As shown in FIG. 23(b), in the semiconductor device 900, for example, an IGBT region is provided between a control circuit region and a protection diode region. The configurations of the control circuit 91 and IGBT 92 are the same as in FIG. 18.
When a high voltage, such as an external surge voltage or a turn-off voltage when the IGBT 92 is switching, is applied to the collector terminal C, the protection diode 83 breaks down before the IGBT 92. Because of the breakdown, a current flows from the collector of the IGBT 92 via the protection diode 83 to the resistor Rg (refer to FIG. 22) in the control circuit 91, and a voltage is generated in the resistor Rg. The voltage is applied to the gate of the IGBT 92, the gate potential of the IGBT 92 rises, and when the gate potential rises to or above the gate threshold value, the IGBT 92 carries out a turning-on operation. As a result of the turning-on operation, no high voltage of a certain value or more is applied to the collector of the IGBT 92.

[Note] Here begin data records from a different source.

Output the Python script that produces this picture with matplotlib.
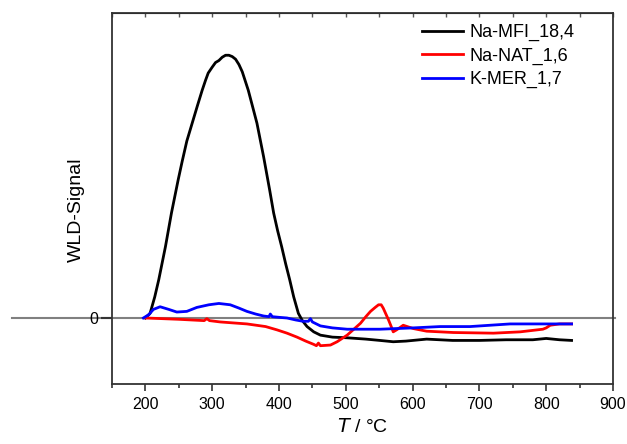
import matplotlib
matplotlib.use("Agg")
import matplotlib.pyplot as plt
from matplotlib.ticker import MultipleLocator

plt.rcParams['font.family'] = ['Liberation Sans', 'DejaVu Sans']

# Na-MFI_18,4
t_mfi = [200, 207, 214, 220, 230, 239, 249, 255, 262, 270, 278, 285, 290, 294, 300, 305, 310, 315, 320,
         325, 330, 335, 340, 345, 354, 360, 367, 377, 386, 392, 398, 404, 410, 416, 422, 429, 435, 442,
         452, 462, 480, 502, 530, 551, 571, 590, 621, 660, 700, 740, 780, 800, 820, 838]
s_mfi = [0.0, 0.07, 0.32, 0.58, 1.08, 1.59, 2.09, 2.37, 2.68, 2.95, 3.22, 3.45, 3.60, 3.71, 3.80, 3.87, 3.90, 3.95, 3.98,
         3.98, 3.96, 3.92, 3.84, 3.73, 3.45, 3.22, 2.95, 2.44, 1.94, 1.59, 1.32, 1.08, 0.82, 0.58, 0.32, 0.07, -0.04, -0.13,
         -0.21, -0.26, -0.29, -0.30, -0.32, -0.34, -0.36, -0.35, -0.32, -0.34, -0.34, -0.33, -0.33, -0.31, -0.33, -0.34]

# Na-NAT_1,6
t_nat = [200, 250, 288, 292, 296, 312, 352, 380, 397, 412, 427, 440, 452, 456, 459, 462, 477, 487,
         502, 512, 522, 530, 537, 544, 549, 553, 556, 560, 564, 568, 571, 576, 586, 601, 621, 661,
         721, 761, 795, 800, 806, 820, 838]
s_nat = [0.0, -0.02, -0.04, -0.01, -0.04, -0.06, -0.09, -0.13, -0.18, -0.23, -0.29, -0.35, -0.40, -0.42, -0.38,
         -0.42, -0.41, -0.36, -0.26, -0.17, -0.08, 0.02, 0.10, 0.16, 0.20, 0.20, 0.15, 0.06, -0.03, -0.13,
         -0.21, -0.18, -0.11, -0.16, -0.20, -0.22, -0.23, -0.21, -0.17, -0.15, -0.11, -0.09, -0.09]

# K-MER_1,7
t_mer = [197, 205, 212, 222, 235, 247, 262, 277, 295, 310, 327, 340, 352, 365, 377, 385, 387, 390,
         400, 412, 425, 436, 444, 447, 450, 462, 480, 502, 551, 601, 641, 686, 746, 790, 838]
s_mer = [0.0, 0.05, 0.13, 0.17, 0.13, 0.09, 0.10, 0.16, 0.20, 0.22, 0.20, 0.15, 0.10, 0.06, 0.03, 0.02, 0.06, 0.02,
         0.01, 0.0, -0.03, -0.05, -0.05, -0.01, -0.06, -0.12, -0.15, -0.17, -0.17, -0.15, -0.13, -0.13, -0.09, -0.09, -0.09]

x_ticks = [200, 300, 400, 500, 600, 700, 800, 900]

fig = plt.figure(figsize=(6.27, 4.44), dpi=100)
ax = fig.add_axes([112 / 627, 1 - 384 / 444, 501 / 627, 371 / 444])

# zero baseline running across the whole left margin
ax.plot([-100 / 501, 503 / 501], [0, 0], transform=ax.get_yaxis_transform(),
        color='#808080', lw=1.5, clip_on=False, zorder=1)

lw = 2.0
ax.plot(t_mfi, s_mfi, color='black', lw=lw, label='Na-MFI_18,4', zorder=3)
ax.plot(t_nat, s_nat, color='#ff0000', lw=lw, label='Na-NAT_1,6', zorder=3)
ax.plot(t_mer, s_mer, color='#0000ff', lw=lw, label='K-MER_1,7', zorder=4)

ax.set_xlim(150, 900)
ax.set_ylim(-1, 4.62)
ax.set_xticks(x_ticks)
ax.xaxis.set_minor_locator(MultipleLocator(50))
ax.set_yticks([0])
ax.set_yticklabels(['0'])

for sp in ax.spines.values():
    sp.set_color('#333333')
    sp.set_linewidth(1.3)

ax.tick_params(axis='x', which='major', direction='out', length=5, width=1.2,
               colors='#333333', labelcolor='black', labelsize=11.5, pad=4)
ax.tick_params(axis='x', which='minor', direction='out', length=3, width=1.2, colors='#333333')
ax.tick_params(axis='y', direction='out', length=8, width=1.5, colors='#333333',
               labelcolor='black', labelsize=11.5, pad=2)

# inward ticks along the top edge
top = ax.secondary_xaxis('top')
top.set_xticks(list(range(150, 901, 50)))
top.tick_params(direction='in', length=3, width=1.0, colors='#555555', labeltop=False)
top.set_xticklabels([])

ax.set_xlabel(r'$\it{T}$ / °C', fontsize=14, labelpad=5)
ax.set_ylabel('WLD-Signal', fontsize=14)
ax.yaxis.set_label_coords((85 - 112) / 501, 0.47)

ax.legend(loc='upper right', frameon=False, fontsize=13, handlelength=2.3,
          handletextpad=0.35, labelspacing=0.35, borderaxespad=0.2,
          bbox_to_anchor=(0.945, 1.0))

fig.savefig('out.png', dpi=100)
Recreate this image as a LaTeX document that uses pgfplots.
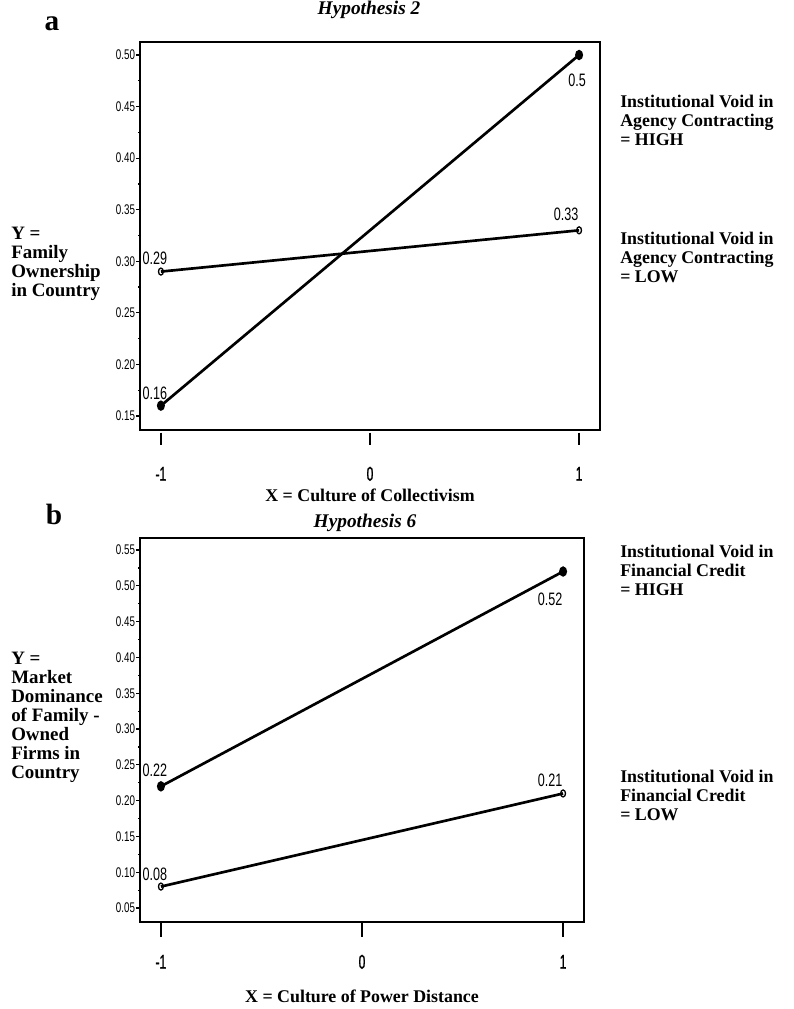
\documentclass[border=0pt]{standalone}
\usepackage{fontspec}
\setmainfont{Liberation Serif}
\newfontfamily\nsf[FakeStretch=0.7]{Liberation Sans}
\newfontfamily\xsf[FakeStretch=0.6,FakeBold=1.2]{Liberation Sans}
\usepackage{pgfplots}
\pgfplotsset{compat=1.18}

\pgfplotsset{
 mystyle/.style={
  scale only axis,
  axis line style={line width=1.1pt},
  tick align=outside,
  xtick pos=bottom, ytick pos=left,
  xtick={-1,0,1},
  xticklabels={-1,0,1},
  minor y tick num=1,
  tick style={line width=0.9pt,black},
  major tick length=3pt,
  minor tick length=1.5pt,
  xtick style={draw=none},
  yticklabel style={font=\nsf\fontsize{10.5}{10.5}\selectfont, inner sep=0.5pt, /pgf/number format/.cd, fixed, fixed zerofill, precision=2},
  xticklabel style={font=\xsf\fontsize{15}{15}\selectfont, text height=10.5pt, text depth=0pt},
  /pgf/number format/assume math mode=true,
  clip=false,
 },
 high/.style={black, line width=2pt, mark=*, mark size=2.8pt, mark options={xscale=0.7, fill=black}},
 low/.style={black, line width=2pt, mark=o, mark size=2.6pt, mark options={xscale=0.7, line width=1pt}},
}
\tikzset{dl/.style={font=\nsf\fontsize{13.5}{13.5}\selectfont, inner sep=0pt}}
\newcommand{\lbl}{\bfseries\fontsize{13.4}{14.25}\selectfont}
\newcommand{\lbll}{\bfseries\fontsize{14.2}{15}\selectfont}

\begin{document}
\begin{tikzpicture}
\useasboundingbox (0,0) rectangle (594.75pt,-756.75pt);

\begin{axis}[mystyle, at={(105pt,-322.5pt)}, anchor=south west,
  width=345pt, height=291pt,
  xmin=-1.1, xmax=1.1, ymin=0.1364, ymax=0.5126,
  xticklabel style={yshift=-21pt},
  ytick={0.15,0.20,0.25,0.30,0.35,0.40,0.45,0.50}]
\addplot[high] coordinates {(-1,0.16) (1,0.50)};
\addplot[low] coordinates {(-1,0.29) (1,0.33)};
\node[dl,anchor=south,xshift=-4.5pt,yshift=5.25pt] at (axis cs:-1,0.29) {0.29};
\node[dl,anchor=south,xshift=-4.5pt,yshift=4.5pt] at (axis cs:-1,0.16) {0.16};
\node[dl,anchor=north,xshift=-1.5pt,yshift=-14pt] at (axis cs:1,0.50) {0.5};
\node[dl,anchor=south,xshift=-9.75pt,yshift=6.75pt] at (axis cs:1,0.33) {0.33};
\draw[line width=0.9pt] ([yshift=-2pt]axis cs:-1,0.1364) -- ([yshift=-11pt]axis cs:-1,0.1364);
\draw[line width=0.9pt] ([yshift=-2pt]axis cs:0,0.1364) -- ([yshift=-11pt]axis cs:0,0.1364);
\draw[line width=0.9pt] ([yshift=-2pt]axis cs:1,0.1364) -- ([yshift=-11pt]axis cs:1,0.1364);
\end{axis}

\begin{axis}[mystyle, at={(105pt,-691.5pt)}, anchor=south west,
  width=333pt, height=288pt,
  xmin=-1.104, xmax=1.104, ymin=0.0305, ymax=0.5668,
  xticklabel style={yshift=-18pt},
  ytick={0.05,0.10,0.15,0.20,0.25,0.30,0.35,0.40,0.45,0.50,0.55}]
\addplot[high] coordinates {(-1,0.22) (1,0.52)};
\addplot[low] coordinates {(-1,0.08) (1,0.21)};
\node[dl,anchor=south,xshift=-4.5pt,yshift=6.75pt] at (axis cs:-1,0.22) {0.22};
\node[dl,anchor=south,xshift=-4.5pt,yshift=4.5pt] at (axis cs:-1,0.08) {0.08};
\node[dl,anchor=north,xshift=-9.75pt,yshift=-15.5pt] at (axis cs:1,0.52) {0.52};
\node[dl,anchor=south,xshift=-9.75pt,yshift=5.25pt] at (axis cs:1,0.21) {0.21};
\draw[line width=0.9pt] ([yshift=-1pt]axis cs:-1,0.0305) -- ([yshift=-11pt]axis cs:-1,0.0305);
\draw[line width=0.9pt] ([yshift=-1pt]axis cs:0,0.0305) -- ([yshift=-11pt]axis cs:0,0.0305);
\draw[line width=0.9pt] ([yshift=-1pt]axis cs:1,0.0305) -- ([yshift=-11pt]axis cs:1,0.0305);
\end{axis}

\begin{scope}[x=0.75pt,y=-0.75pt]
\node[anchor=base,font=\bfseries\fontsize{22}{22}\selectfont,inner sep=0pt] at (52,31) {a};
\node[anchor=base,font=\bfseries\fontsize{22}{22}\selectfont,inner sep=0pt] at (54,524) {b};
\node[anchor=base,font=\bfseries\itshape\fontsize{14.5}{14.5}\selectfont,inner sep=0pt] at (369,15) {Hypothesis 2};
\node[anchor=base,font=\bfseries\itshape\fontsize{14.5}{14.5}\selectfont,inner sep=0pt] at (365,527) {Hypothesis 6};
\node[anchor=base,font=\lbl,inner sep=0pt] at (370,501) {X = Culture of Collectivism};
\node[anchor=base,font=\lbl,inner sep=0pt] at (362,1002) {X = Culture of Power Distance};
% left labels
\foreach \t [count=\i from 0] in {Y =,Family,Ownership,in Country}
  \node[anchor=base west,font=\lbll,inner sep=0pt] at (11,{239+19*\i}) {\t};
\foreach \t [count=\i from 0] in {Y =,Market,Dominance,of Family -,Owned,Firms in,Country}
  \node[anchor=base west,font=\lbll,inner sep=0pt] at (11,{664+19*\i}) {\t};
% right labels
\foreach \t [count=\i from 0] in {Institutional Void in,Agency Contracting,= HIGH}
  \node[anchor=base west,font=\lbl,inner sep=0pt] at (620,{108+19*\i}) {\t};
\foreach \t [count=\i from 0] in {Institutional Void in,Agency Contracting,= LOW}
  \node[anchor=base west,font=\lbl,inner sep=0pt] at (620,{244+19*\i}) {\t};
\foreach \t [count=\i from 0] in {Institutional Void in,Financial Credit,= HIGH}
  \node[anchor=base west,font=\lbl,inner sep=0pt] at (620,{557+19*\i}) {\t};
\foreach \t [count=\i from 0] in {Institutional Void in,Financial Credit,= LOW}
  \node[anchor=base west,font=\lbl,inner sep=0pt] at (620,{782+19*\i}) {\t};
\end{scope}
\end{tikzpicture}
\end{document}
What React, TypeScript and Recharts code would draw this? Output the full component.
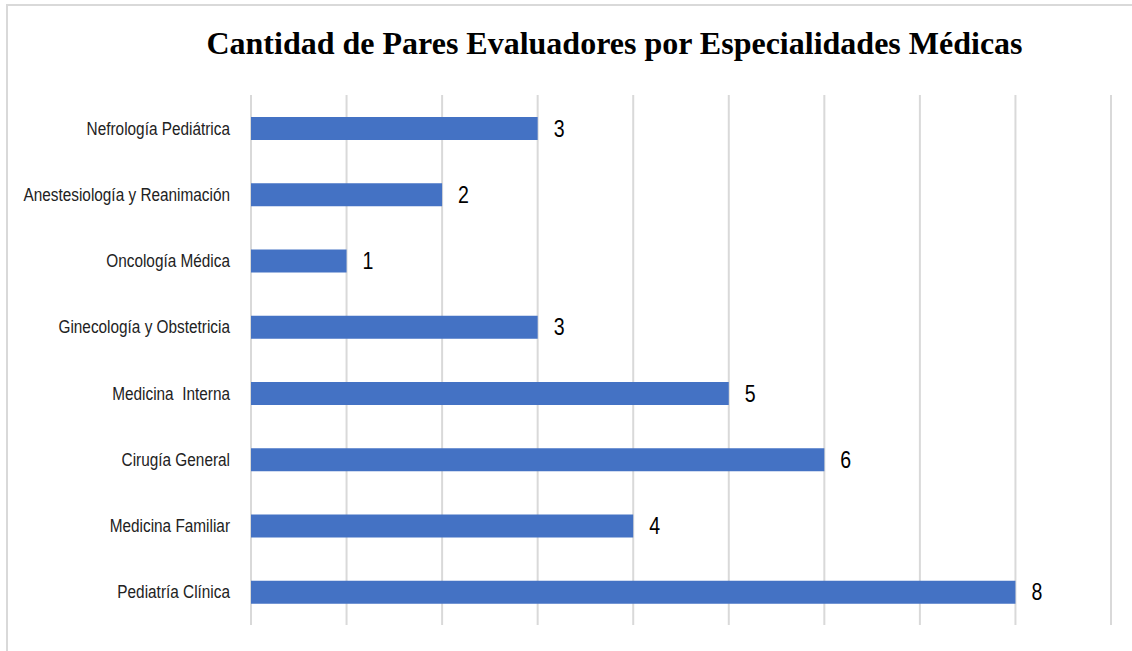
import React from "react";
import { BarChart, Bar, XAxis, YAxis, CartesianGrid, LabelList } from "recharts";

const categories = [
  "Nefrología Pediátrica",
  "Anestesiología y Reanimación",
  "Oncología Médica",
  "Ginecología y Obstetricia",
  "Medicina  Interna",
  "Cirugía General",
  "Medicina Familiar",
  "Pediatría Clínica",
];
const values = [3, 2, 1, 3, 5, 6, 4, 8];
const xTicks = [0, 1, 2, 3, 4, 5, 6, 7, 8, 9];
const title = "Cantidad de Pares Evaluadores por Especialidades Médicas";

const data = categories.map((name, i) => ({ name, value: values[i] }));

const SANS = "'Liberation Sans', Arial, sans-serif";

const CatTick = (props: any) => {
  const { x, y, payload } = props;
  return (
    <text
      transform={`translate(${x},${y}) scale(0.83,1)`}
      x={0}
      y={0}
      dy={6.5}
      textAnchor="end"
      fontFamily={SANS}
      fontSize={18.5}
      fill="#222"
      style={{ whiteSpace: "pre" }}
    >
      {payload.value}
    </text>
  );
};

const ValueLabel = (props: any) => {
  const { x, y, width, height, value } = props;
  const lx = Number(x) + Number(width) + 16;
  const ly = Number(y) + Number(height) / 2;
  return (
    <text transform={`translate(${lx},${ly}) scale(0.85,1)`} x={0} y={0} dy={8} textAnchor="start" fontFamily={SANS} fontSize={23} fill="#000">
      {value}
    </text>
  );
};

const EmptyTick = () => <g />;

export default function App() {
  return (
    <div style={{ position: "fixed", left: 0, top: 0, width: 1132, height: 651, background: "#fff", overflow: "hidden" }}>
      <div style={{ position: "absolute", left: 6, top: 4, width: 1140, height: 660, border: "2px solid #d9d9d9", boxSizing: "border-box" }} />
      <div style={{ position: "absolute", left: 0, top: 23, width: 1229, textAlign: "center", fontFamily: "'Liberation Serif', 'Times New Roman', serif", fontWeight: "bold", fontSize: 32, color: "#000", lineHeight: "40px", whiteSpace: "nowrap" }}>
        {title}
      </div>
      <div style={{ position: "absolute", left: 0, top: 0 }}>
        <BarChart width={1132} height={651} layout="vertical" data={data} margin={{ top: 95, right: 21, bottom: 26, left: 11 }} barCategoryGap={0}>
          <CartesianGrid horizontal={false} vertical={true} stroke="#d9d9d9" strokeWidth={2} />
          <XAxis type="number" domain={[0, 9]} ticks={xTicks} tick={<EmptyTick />} axisLine={false} tickLine={false} height={0} />
          <YAxis type="category" dataKey="name" width={240} axisLine={false} tickLine={false} tick={<CatTick />} tickSize={0} tickMargin={21} interval={0} />
          <Bar dataKey="value" fill="#4472C4" barSize={23} isAnimationActive={false}>
            <LabelList dataKey="value" content={<ValueLabel />} />
          </Bar>
        </BarChart>
      </div>
    </div>
  );
}
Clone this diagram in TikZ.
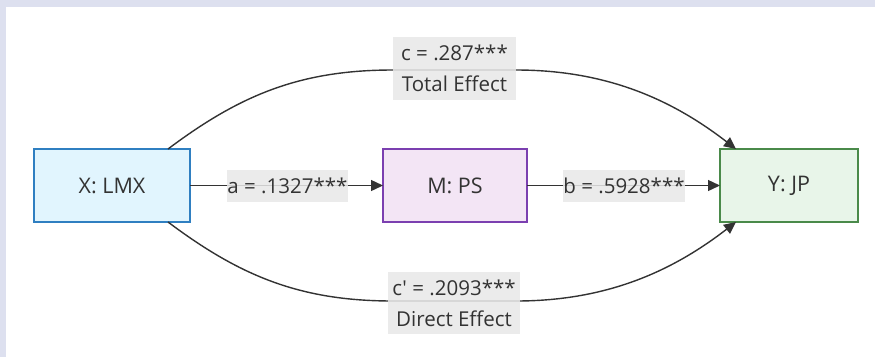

Also, the protection diode 83, in the same way as the protection diode 82 shown in FIG. 21, is configured of bidirectional diodes formed of a polysilicon layer formed on the insulating film 60. As the p-anode layers 21 and n-cathode layers 23 of the bidirectional diodes are all of a high impurity concentration, the bidirectional diodes are bidirectional Zener diodes. The protection diode 83 is formed by, for example, vapor phase diffusion.
Also, in, for example, Patent Document 1 below, there is proposed a semiconductor device wherein a protection diode is formed of bidirectional Zener diodes. In Patent Document 1 below, the bidirectional Zener diodes are configured of high impurity concentration p-anode layers and n-cathode layers with an impurity concentration lower than that of the p-anode layers.